The Academy’s areas of responsibility
The Academy mainly works in the domain of the humanities and social sciences. This domain comprises multiple disciplines, but it goes without saying that not all of them are represented among the some 130 working Swedish members. When the charter that Gustav III established was revised for the second time – in 1933 – there was a division into two classes, one philosophical and philological and one historical and antiquarian.
In name the classes are exclusively in the humanities, but in practice there are members from other faculties as well. The number of places is 30 in each class for members under the age of 65. But for many reasons the Academy does not normally elect anyone who is 60 years old or older and does not declare a place vacant until the holder has reached the age of 72. Those who have passed this limit remain members, of course, with all rights and obligations accruing. This explains why the number of working Swedish members is roughly twice as high as the number of places available. The Academy can also elect honorary members, foreign members, and Swedish and foreign corresponding members. The total number of members is thus nearly 200, and 60–70 of them normally attend the Academy’s monthly meetings.

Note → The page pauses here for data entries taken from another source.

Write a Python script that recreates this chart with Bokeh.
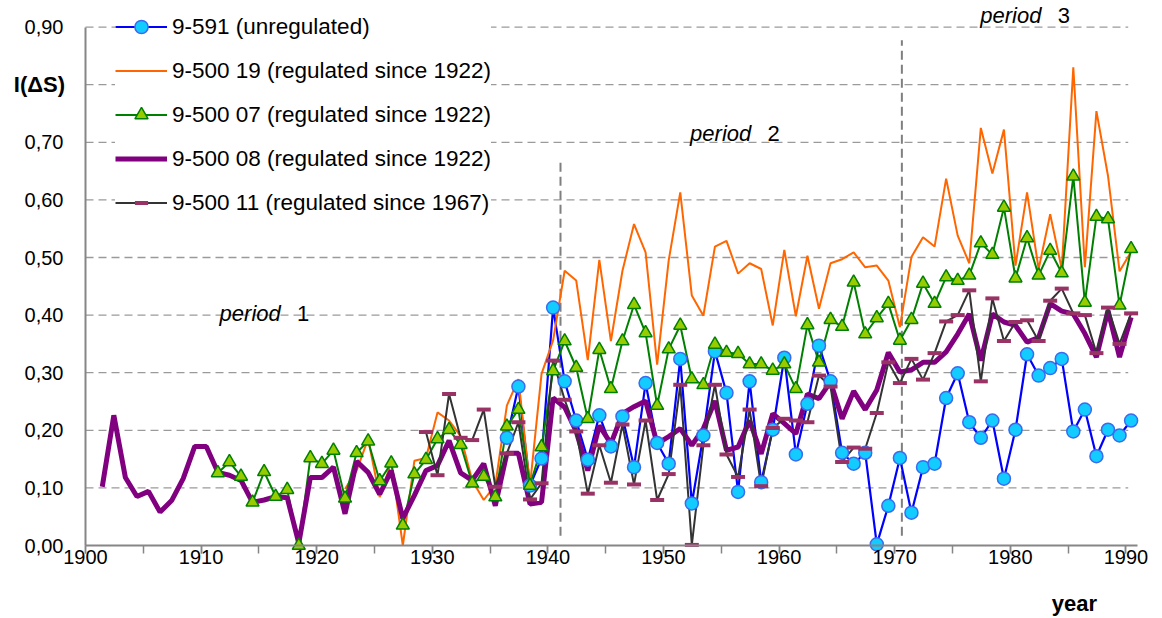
import numpy as np
from bokeh.plotting import figure
from bokeh.models import (Range1d, FixedTicker, SingleIntervalTicker, CustomJSTickFormatter,
                          Legend, LegendItem, Label)
from bokeh.embed import file_html
from bokeh.resources import INLINE

# ---------------- data ----------------
YEARS_0908 = list(range(1901, 1991))   # 9-500 08
VAL_0908 = [0.102, 0.226, 0.118, 0.085, 0.094, 0.058, 0.078, 0.116, 0.172, 0.172,
            0.127, 0.122, 0.113, 0.075, 0.079, 0.085, 0.083, 0.004, 0.118, 0.118,
            0.136, 0.055, 0.146, 0.127, 0.089, 0.130, 0.047, 0.087, 0.130, 0.139,
            0.182, 0.126, 0.113, 0.142, 0.069, 0.160, 0.160, 0.072, 0.075, 0.256,
            0.240, 0.198, 0.130, 0.208, 0.177, 0.229, 0.241, 0.251, 0.177, 0.189,
            0.203, 0.174, 0.203, 0.251, 0.165, 0.171, 0.217, 0.159, 0.229, 0.212,
            0.194, 0.263, 0.255, 0.284, 0.220, 0.268, 0.236, 0.270, 0.335, 0.301,
            0.305, 0.318, 0.318, 0.336, 0.367, 0.402, 0.321, 0.402, 0.388, 0.382,
            0.353, 0.361, 0.420, 0.407, 0.402, 0.368, 0.327, 0.408, 0.327, 0.396]

YEARS_0907 = list(range(1911, 1991))   # 9-500 07
VAL_0907 = [0.126, 0.145, 0.120, 0.075, 0.128, 0.085, 0.097, 0.000, 0.152, 0.142,
            0.165, 0.082, 0.161, 0.181, 0.112, 0.143, 0.035, 0.124, 0.149, 0.185,
            0.201, 0.175, 0.108, 0.120, 0.084, 0.207, 0.236, 0.104, 0.171, 0.303,
            0.355, 0.309, 0.220, 0.340, 0.272, 0.355, 0.418, 0.369, 0.243, 0.341,
            0.382, 0.289, 0.279, 0.349, 0.335, 0.333, 0.315, 0.315, 0.304, 0.315,
            0.272, 0.383, 0.318, 0.392, 0.380, 0.457, 0.367, 0.395, 0.420, 0.356,
            0.392, 0.455, 0.420, 0.466, 0.460, 0.469, 0.525, 0.505, 0.587, 0.464,
            0.534, 0.469, 0.512, 0.473, 0.641, 0.422, 0.571, 0.567, 0.417, 0.515]

YEARS_0919 = list(range(1922, 1991))   # 9-500 19
VAL_0919 = [0.098, 0.130, 0.185, 0.084, 0.145, 0.000, 0.147, 0.152, 0.231,
            0.217, 0.190, 0.113, 0.079, 0.105, 0.243, 0.289, 0.104, 0.298, 0.356,
            0.477, 0.460, 0.322, 0.496, 0.355, 0.477, 0.558, 0.509, 0.314, 0.495,
            0.613, 0.434, 0.399, 0.519, 0.529, 0.472, 0.490, 0.480, 0.382, 0.513,
            0.398, 0.503, 0.411, 0.490, 0.497, 0.509, 0.483, 0.486, 0.460, 0.379,
            0.501, 0.535, 0.519, 0.637, 0.538, 0.490, 0.725, 0.646, 0.722, 0.486,
            0.613, 0.480, 0.575, 0.480, 0.830, 0.483, 0.754, 0.642, 0.476, 0.510]

YEARS_591 = list(range(1936, 1991))    # 9-591
VAL_591 = [0.187, 0.276, 0.104, 0.151, 0.413,
           0.285, 0.217, 0.149, 0.226, 0.172, 0.224, 0.136, 0.282, 0.178, 0.142,
           0.324, 0.073, 0.191, 0.337, 0.265, 0.093, 0.285, 0.110, 0.201, 0.326,
           0.158, 0.246, 0.347, 0.285, 0.161, 0.142, 0.161, 0.002, 0.069, 0.152,
           0.057, 0.136, 0.142, 0.256, 0.299, 0.214, 0.187, 0.217, 0.116, 0.201,
           0.332, 0.295, 0.308, 0.324, 0.198, 0.236, 0.155, 0.201, 0.191, 0.217]

YEARS_0911 = list(range(1929, 1991))   # 9-500 11
VAL_0911 = [0.197, 0.122,
            0.263, 0.187, 0.183, 0.236, 0.102, 0.160, 0.214, 0.080, 0.108, 0.321,
            0.253, 0.198, 0.090, 0.174, 0.109, 0.210, 0.106, 0.217, 0.079, 0.124,
            0.279, 0.001, 0.174, 0.279, 0.158, 0.119, 0.236, 0.103, 0.204, 0.220,
            0.217, 0.214, 0.295, 0.276, 0.145, 0.170, 0.168, 0.230, 0.318, 0.282,
            0.324, 0.288, 0.334, 0.389, 0.400, 0.443, 0.285, 0.429, 0.355, 0.388,
            0.391, 0.355, 0.425, 0.446, 0.403, 0.400, 0.334, 0.413, 0.350, 0.403]

LABELS = ["9-591 (unregulated)",
          "9-500 19 (regulated since 1922)",
          "9-500 07 (regulated since 1922)",
          "9-500 08 (regulated since 1922)",
          "9-500 11 (regulated since 1967)"]

Y_TICKS = [0.0, 0.1, 0.2, 0.3, 0.4, 0.5, 0.6, 0.7, 0.8, 0.9]
Y_TICK_UNLABELLED = 0.8          # its place is taken by the axis title
X_AXIS_BOUNDS = (1900, 1991)
Y_AXIS_BOUNDS = (0, 0.9)
GRID_END = 1990.2
PERIOD_BOUNDS = [1941.09, 1970.62]
PERIOD_TOPS = [0.666, 0.877]
PERIOD_BOTTOM = 0.017

# points sit in the middle of each year slot
X_SHIFT = 0.45
FONT = "Liberation Sans"


def xs(years):
    return np.array(years, dtype=float) + X_SHIFT


W, H = 1160, 616
PX_PER_YEAR = 11.56
PX_PER_UNIT = 576.0
X0 = 1900 - 85 / PX_PER_YEAR
Y_TOP = 545 / PX_PER_UNIT

p = figure(width=W, height=H,
           x_range=Range1d(X0, X0 + W / PX_PER_YEAR),
           y_range=Range1d(Y_TOP - H / PX_PER_UNIT, Y_TOP),
           output_backend="svg", toolbar_location=None,
           min_border_left=0, min_border_right=0, min_border_top=0, min_border_bottom=0)
p.outline_line_color = None
p.background_fill_color = "white"
p.border_fill_color = "white"

# axes (drawn at the data origin)
p.xaxis.ticker = SingleIntervalTicker(interval=10, num_minor_ticks=2)
p.yaxis.ticker = FixedTicker(ticks=Y_TICKS)
p.yaxis.formatter = CustomJSTickFormatter(
    args=dict(skip=Y_TICK_UNLABELLED),
    code="if (Math.abs(tick - skip) < 1e-9) { return ''; } return tick.toFixed(2).replace('.', ',');")
p.xaxis.fixed_location = 0
p.yaxis.fixed_location = 1900
p.xaxis.bounds = X_AXIS_BOUNDS
p.yaxis.bounds = Y_AXIS_BOUNDS
for ax in (p.xaxis[0], p.yaxis[0]):
    ax.axis_line_color = "#868686"
    ax.axis_line_width = 2
    ax.major_tick_line_color = "#868686"
    ax.minor_tick_line_color = "#868686"
    ax.major_tick_line_width = 1.5
    ax.minor_tick_line_width = 1.5
    ax.major_label_text_font = FONT
    ax.major_label_text_font_size = "20px"
    ax.major_label_text_color = "black"
p.xaxis.major_tick_out = 8
p.xaxis.major_tick_in = 0
p.xaxis.minor_tick_out = 8
p.xaxis.minor_tick_in = 0
p.xaxis.major_label_standoff = -4
p.yaxis.major_tick_out = 0
p.yaxis.major_tick_in = 0
p.yaxis.minor_tick_out = 0
p.yaxis.minor_tick_in = 0
p.yaxis.major_label_standoff = 22

p.xgrid.visible = False
p.ygrid.visible = False

# horizontal grid lines at the y ticks
grid_y = Y_TICKS[1:]
p.segment(x0=[X_AXIS_BOUNDS[0]] * len(grid_y), x1=[GRID_END] * len(grid_y), y0=grid_y, y1=grid_y,
          line_color="#9a9a9a", line_width=1.3, line_dash="8 5")

# period boundaries
p.segment(x0=PERIOD_BOUNDS, x1=PERIOD_BOUNDS, y0=[PERIOD_BOTTOM] * 2, y1=PERIOD_TOPS,
          line_color="#7f7f7f", line_width=2, line_dash="9 5")

# lines
l591 = p.line(xs(YEARS_591), VAL_591, line_color="#0000FF", line_width=2.2)
l19 = p.line(xs(YEARS_0919), VAL_0919, line_color="#FF6600", line_width=2)
l07 = p.line(xs(YEARS_0907), VAL_0907, line_color="#008000", line_width=2)
l08 = p.line(xs(YEARS_0908), VAL_0908, line_color="#800080", line_width=5)
l11 = p.line(xs(YEARS_0911), VAL_0911, line_color="#333333", line_width=2)

# markers
m591 = p.scatter(xs(YEARS_591), VAL_591, marker="circle", size=13,
                 fill_color="#12CBFF", line_color="#3A6BF0", line_width=1.5)
m07 = p.scatter(xs(YEARS_0907), VAL_0907, marker="triangle", size=13,
                fill_color="#99CC00", line_color="#008000", line_width=1.5)
m11 = p.scatter(xs(YEARS_0911), VAL_0911, marker="dash", size=14,
                line_color="#993366", line_width=4)

legend = Legend(items=[
    LegendItem(label=LABELS[0], renderers=[l591, m591]),
    LegendItem(label=LABELS[1], renderers=[l19]),
    LegendItem(label=LABELS[2], renderers=[l07, m07]),
    LegendItem(label=LABELS[3], renderers=[l08]),
    LegendItem(label=LABELS[4], renderers=[l11, m11]),
], location=(115, 397))
legend.label_text_font = FONT
legend.label_text_font_size = "22.5px"
legend.label_text_color = "black"
legend.glyph_width = 52
legend.glyph_height = 33
legend.label_height = 33
legend.spacing = 11
legend.padding = 12
legend.margin = 0
legend.label_standoff = 5
legend.border_line_color = None
legend.background_fill_color = "white"
legend.background_fill_alpha = 1.0
p.add_layout(legend)

# texts
p.add_layout(Label(x=1893.8, y=0.8, text="I(ΔS)", text_font=FONT, text_font_size="22px",
                   text_font_style="bold", text_color="black",
                   text_align="left", text_baseline="middle"))
p.add_layout(Label(x=1987.5, y=-0.1, text="year", text_font=FONT, text_font_size="22px",
                   text_font_style="bold", text_color="black",
                   text_align="right", text_baseline="middle"))

PERIOD_TEXT = [(1911.6, 1918.3, 0.402, "1"), (1952.3, 1959.0, 0.716, "2"), (1977.4, 1984.1, 0.920, "3")]
for xw, xn, yb, num in PERIOD_TEXT:
    p.add_layout(Label(x=xw, y=yb, text="period", text_font=FONT, text_font_size="22px",
                       text_font_style="italic", text_color="black",
                       text_align="left", text_baseline="alphabetic"))
    p.add_layout(Label(x=xn, y=yb, text=num, text_font=FONT, text_font_size="22px",
                       text_color="black", text_align="left", text_baseline="alphabetic"))

open("out.html", "w").write(file_html(p, INLINE))
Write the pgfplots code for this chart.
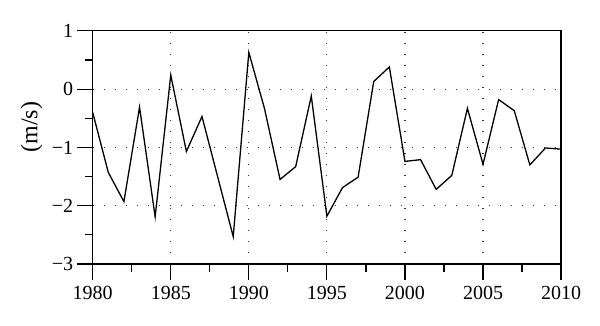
\documentclass[border=0pt]{standalone}
\usepackage{fontspec}
\setmainfont{Liberation Serif}
\usepackage{pgfplots}
\pgfplotsset{compat=1.18}
\begin{document}
\begin{tikzpicture}
\useasboundingbox (-46.35pt,-31pt) rectangle (253.65pt,132pt);
\begin{axis}[
  at={(0,0)}, anchor=south west,
  scale only axis,
  width=234.2pt, height=116.6pt,
  xmin=1980, xmax=2010, ymin=-3, ymax=1,
  xtick={1980,1985,...,2010},
  xticklabels={1980,1985,1990,1995,2000,2005,2010},
  ytick={-3,-2,-1,0,1},
  yticklabels={−3,−2,−1,0,1},
  minor x tick num=1, minor y tick num=1,
  tick align=outside,
  xtick pos=left, ytick pos=left,
  major tick length=7.8pt, minor tick length=4pt,
  tick style={black, line width=0.6pt},
  axis line style={line width=0.6pt},
  grid=major,
  major grid style={black!80, line width=0.6pt, dash pattern=on 0.6pt off 4.9pt},
  ticklabel style={font=\fontsize{10}{11}\selectfont},
  yticklabel shift=-1.5pt,
  ylabel={(m/s)},
  ylabel style={at={(rel axis cs:-0.1302,0.587)}, anchor=center, font=\fontsize{12}{14}\selectfont},
]
\addplot[black, line width=0.65pt] coordinates {
(1980,-0.40) (1981,-1.43) (1982,-1.93) (1983,-0.31) (1984,-2.19)
(1985,0.24) (1986,-1.07) (1987,-0.47) (1988,-1.50) (1989,-2.53)
(1990,0.63) (1991,-0.33) (1992,-1.55) (1993,-1.33) (1994,-0.12)
(1995,-2.18) (1996,-1.69) (1997,-1.51) (1998,0.13) (1999,0.38)
(2000,-1.24) (2001,-1.21) (2002,-1.72) (2003,-1.48) (2004,-0.33)
(2005,-1.29) (2006,-0.18) (2007,-0.37) (2008,-1.30) (2009,-1.01)
(2010,-1.03)
};
\end{axis}
\end{tikzpicture}
\end{document}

The board of the Academy, its administrative committee, consists of a president, vice president, secretary, and vice secretary as well as five members, the latter elected each year by the Academy in pleno. For academic matters, each year the Academy appoints five standing committees, and moreover a varying number of workgroups are set up for special assignments, such as acting as an advisory or decision-making body for certain research projects. The president and vice president are elected for two years, with the possibility of re-election, whereas the secretary is appointed – similarly among the working Swedish members – for three years. The leading officers are assisted by an office staff of nine persons.
Under an agreement with the government, the Academy archive and library are organizationally incorporated in the National Heritage Board. At the Academy’s properties around Sweden, there are both permanent and temporary employees.